Hayne chimed in, adding that if you look at a map of Surrey, there is no straight line along any road north of 88th Avenue that doesn’t bump into a park.

“It’s a nice problem to have, but you can’t go east-west across Surrey without hitting a park. I believe that that was necessary to do. How we did it, on the other hand, I thought was very unfortunate. And very unconsultative, if that’s even a word. We did it in the middle of summer,” he said.

“I did not like the way in which we went about doing it,” he added. “Part way through staff found out all the sudden, through some research, that oh my goodness there’s a restrictive covenant on this and we have to do a reverse petition. They didn’t know that at the beginning. It was a series of really unfortunate events and there seemed to be a real rush because of wanting to get early works done and funding from the federal government and so on, for the works to be done, that put a very tight timeline on it. The public just did not feel like they were consulted.”

But, Hayne said no matter what the project, you can’t please everyone all the time.

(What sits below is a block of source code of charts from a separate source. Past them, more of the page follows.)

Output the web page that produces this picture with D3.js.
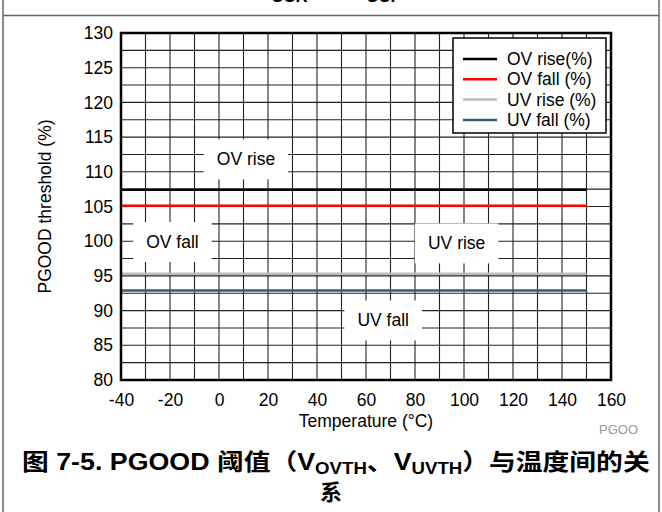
<!DOCTYPE html>
<html>
<head>
<meta charset="utf-8">
<script src="https://cdn.jsdelivr.net/npm/d3@7"></script>
<style>
  body { margin: 0; background: #fff; }
  svg { display: block; font-family: "Liberation Sans", Arial, "Noto Sans CJK SC", sans-serif; }
</style>
</head>
<body>
<div id="chart"></div>
<script>
// data
const temperature = [-40, 150];
const ovRise = [107.4, 107.4];
const ovFall = [105.1, 105.1];
const uvRise = [95.3, 95.3];
const uvFall = [92.9, 92.9];
const seriesNames = ["OV rise(%)", "OV fall (%)", "UV rise (%)", "UV fall (%)"];
const seriesColors = ["#000000", "#ff0000", "#bdbdbd", "#2f5e7b"];
const xTicks = [-40, -20, 0, 20, 40, 60, 80, 100, 120, 140, 160];
const yTicks = [80, 85, 90, 95, 100, 105, 110, 115, 120, 125, 130];
const noteLabels = ["OV rise", "OV fall", "UV rise", "UV fall"];
const noteTemp = [11, -19, 97, 67];
const noteValue = [111.8, 99.9, 99.7, 88.6];

var width = 662, height = 512;
var margin = {top: 33, right: 51, bottom: 132, left: 121};
var fs = "17.5px";

var svg = d3.select("#chart").append("svg")
    .attr("width", width)
    .attr("height", height);

// outer table cell
svg.append("line").attr("x1", 3).attr("x2", 3).attr("y1", 0).attr("y2", height)
    .attr("stroke", "#666").attr("stroke-width", 1.5);
svg.append("line").attr("x1", 659).attr("x2", 659).attr("y1", 0).attr("y2", height)
    .attr("stroke", "#666").attr("stroke-width", 1.5);
svg.append("line").attr("x1", 3).attr("x2", 659).attr("y1", 15.5).attr("y2", 15.5)
    .attr("stroke", "#666").attr("stroke-width", 1.5);

// previous caption, only its bottom edge shows
var prev = svg.append("text")
    .attr("y", -4)
    .style("font-size", "24px").style("font-weight", "bold");
prev.append("tspan").attr("x", 161).text("图");
prev.append("tspan").attr("x", 255).text("V");
prev.append("tspan").attr("dy", 6).style("font-size", "17px").text("CCR");
prev.append("tspan").attr("dy", -6).attr("x", 326).text("、V");
prev.append("tspan").attr("dy", 6).style("font-size", "17px").text("CCF");
prev.append("tspan").attr("dy", -6).attr("x", 410).text("与");

var x = d3.scaleLinear().domain([-40, 160]).range([margin.left, width - margin.right]);
var y = d3.scaleLinear().domain([80, 130]).range([height - margin.bottom, margin.top]);

var g = svg.append("g");

// grid
g.selectAll(".vgrid")
    .data(d3.range(-30, 160, 10))
  .enter().append("line")
    .attr("x1", d => x(d)).attr("x2", d => x(d))
    .attr("y1", y(80)).attr("y2", y(130))
    .attr("stroke", "#222").attr("stroke-width", 1.1);
g.selectAll(".hgrid")
    .data(d3.range(82.5, 130, 2.5))
  .enter().append("line")
    .attr("x1", x(-40)).attr("x2", x(160))
    .attr("y1", d => y(d)).attr("y2", d => y(d))
    .attr("stroke", "#222").attr("stroke-width", 1.1);

// annotation boxes over the grid
var notes = g.selectAll(".note")
    .data(noteLabels)
  .enter().append("g");
notes.append("text")
    .attr("x", (d, i) => x(noteTemp[i]))
    .attr("y", (d, i) => y(noteValue[i]))
    .attr("dy", "0.35em")
    .attr("text-anchor", "middle")
    .style("font-size", fs)
    .text(d => d);
notes.each(function() {
  var t = d3.select(this).select("text");
  var b = t.node().getBBox();
  d3.select(this).insert("rect", "text")
      .attr("x", b.x - 13).attr("y", b.y - 10)
      .attr("width", b.width + 26).attr("height", b.height + 20)
      .attr("fill", "#fff");
});

// series
var series = [ovRise, ovFall, uvRise, uvFall];
var line = d3.line()
    .x((d, i) => x(temperature[i]))
    .y(d => y(d));
g.selectAll(".series")
    .data(series)
  .enter().append("path")
    .attr("d", line)
    .attr("fill", "none")
    .attr("stroke", (d, i) => seriesColors[i])
    .attr("stroke-width", 2.5);

// frame
g.append("rect")
    .attr("x", x(-40)).attr("y", y(130))
    .attr("width", x(160) - x(-40)).attr("height", y(80) - y(130))
    .attr("fill", "none").attr("stroke", "#000").attr("stroke-width", 2.5);

// axes
var xAxis = svg.append("g")
    .attr("transform", "translate(0," + y(80) + ")")
    .call(d3.axisBottom(x).tickValues(xTicks).tickSize(0).tickPadding(14).tickFormat(d3.format("d")));
var yAxis = svg.append("g")
    .attr("transform", "translate(" + x(-40) + ",0)")
    .call(d3.axisLeft(y).tickValues(yTicks).tickSize(0).tickPadding(8));
[xAxis, yAxis].forEach(function(a) {
  a.select(".domain").remove();
  a.selectAll("text").style("font-size", fs).style("font-family", "Liberation Sans, Arial, sans-serif").attr("fill", "#000");
});
xAxis.selectAll("text").text(d => String(d).replace("−", "-"));

svg.append("text")
    .attr("x", (x(-40) + x(160)) / 2).attr("y", 427)
    .attr("text-anchor", "middle")
    .style("font-size", fs)
    .text("Temperature (°C)");
svg.append("text")
    .attr("transform", "translate(51," + (y(105)) + ") rotate(-90)")
    .attr("text-anchor", "middle")
    .style("font-size", fs)
    .text("PGOOD threshold (%)");

// legend
var legend = svg.append("g");
legend.append("rect")
    .attr("x", 453).attr("y", 38).attr("width", 153).attr("height", 95)
    .attr("fill", "#fff").attr("stroke", "#000").attr("stroke-width", 1.5);
var items = legend.selectAll(".item")
    .data(seriesNames)
  .enter().append("g")
    .attr("transform", (d, i) => "translate(463," + (59 + i * 20.3) + ")");
items.append("line")
    .attr("x1", 0).attr("x2", 34)
    .attr("stroke", (d, i) => seriesColors[i]).attr("stroke-width", 2.5);
items.append("text")
    .attr("x", 44).attr("dy", "0.35em")
    .style("font-size", fs)
    .text(d => d);

svg.append("text")
    .attr("x", 599).attr("y", 434)
    .style("font-size", "13px").attr("fill", "#999")
    .text("PGOO");

// caption
var cap = svg.append("text")
    .attr("x", 22).attr("y", 470)
    .style("font-size", "23px").style("font-weight", "bold")
    .style("font-family", "'Liberation Sans', 'Noto Sans CJK SC', sans-serif");
cap.append("tspan").text("图 7-5. PGOOD 阈值（V");
cap.append("tspan").attr("dy", 4).style("font-size", "16px").text("OVTH");
cap.append("tspan").attr("dy", -4).text("、V");
cap.append("tspan").attr("dy", 4).style("font-size", "16px").text("UVTH");
cap.append("tspan").attr("dy", -4).text("）与温度间的关");
// stretch the caption line to the width it has in the reference
var cw = cap.node().getBBox().width;
if (Math.abs(cw - 628) > 4) {
  cap.attr("transform", "translate(22,0) scale(" + (628 / cw) + ",1) translate(-22,0)");
}
svg.append("text")
    .attr("x", 331).attr("y", 500)
    .attr("text-anchor", "middle")
    .style("font-size", "22px").style("font-weight", "bold")
    .style("font-family", "'Noto Sans CJK SC', sans-serif")
    .text("系");
</script>
</body>
</html>
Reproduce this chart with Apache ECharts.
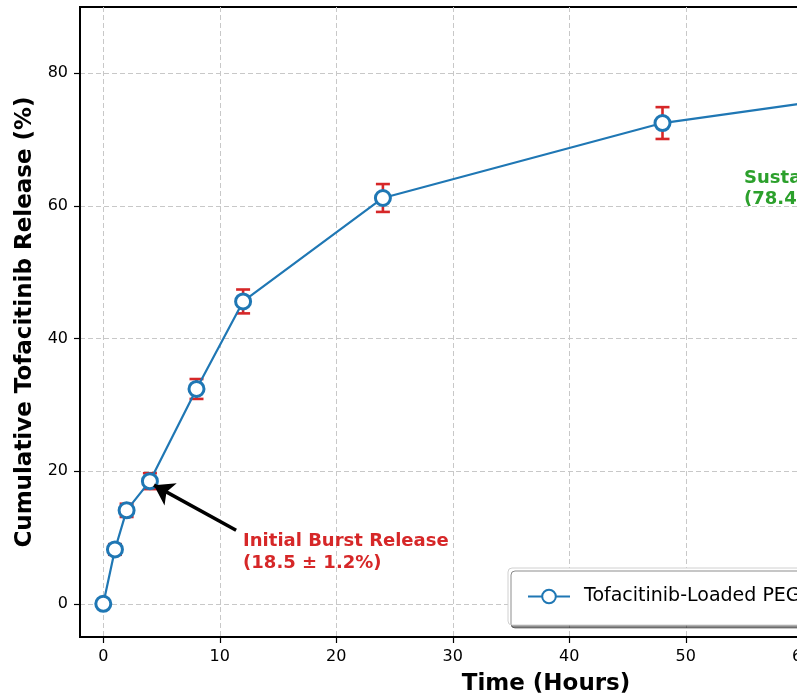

Woods said the timing was too tight.

“There needed to be more consultation, there needed to be more input from the community,” he said. “I think the city did the very best to try to make the best of the situation. They added, I mean the park is actually bigger than it was before. They put a lot of money into it, but the east-west connector on the road and of course if you wanted to put SkyTrain or LRT on 104, you had to move the water main. Either that or you don’t put rapid transit there,” said Woods.

While the city has a long-term transit vision that includes 150 kilometres of light rail, Woods said the road through Hawthorne park was a “tough, tough decision.”

“Horrible feedback from the community,” he added.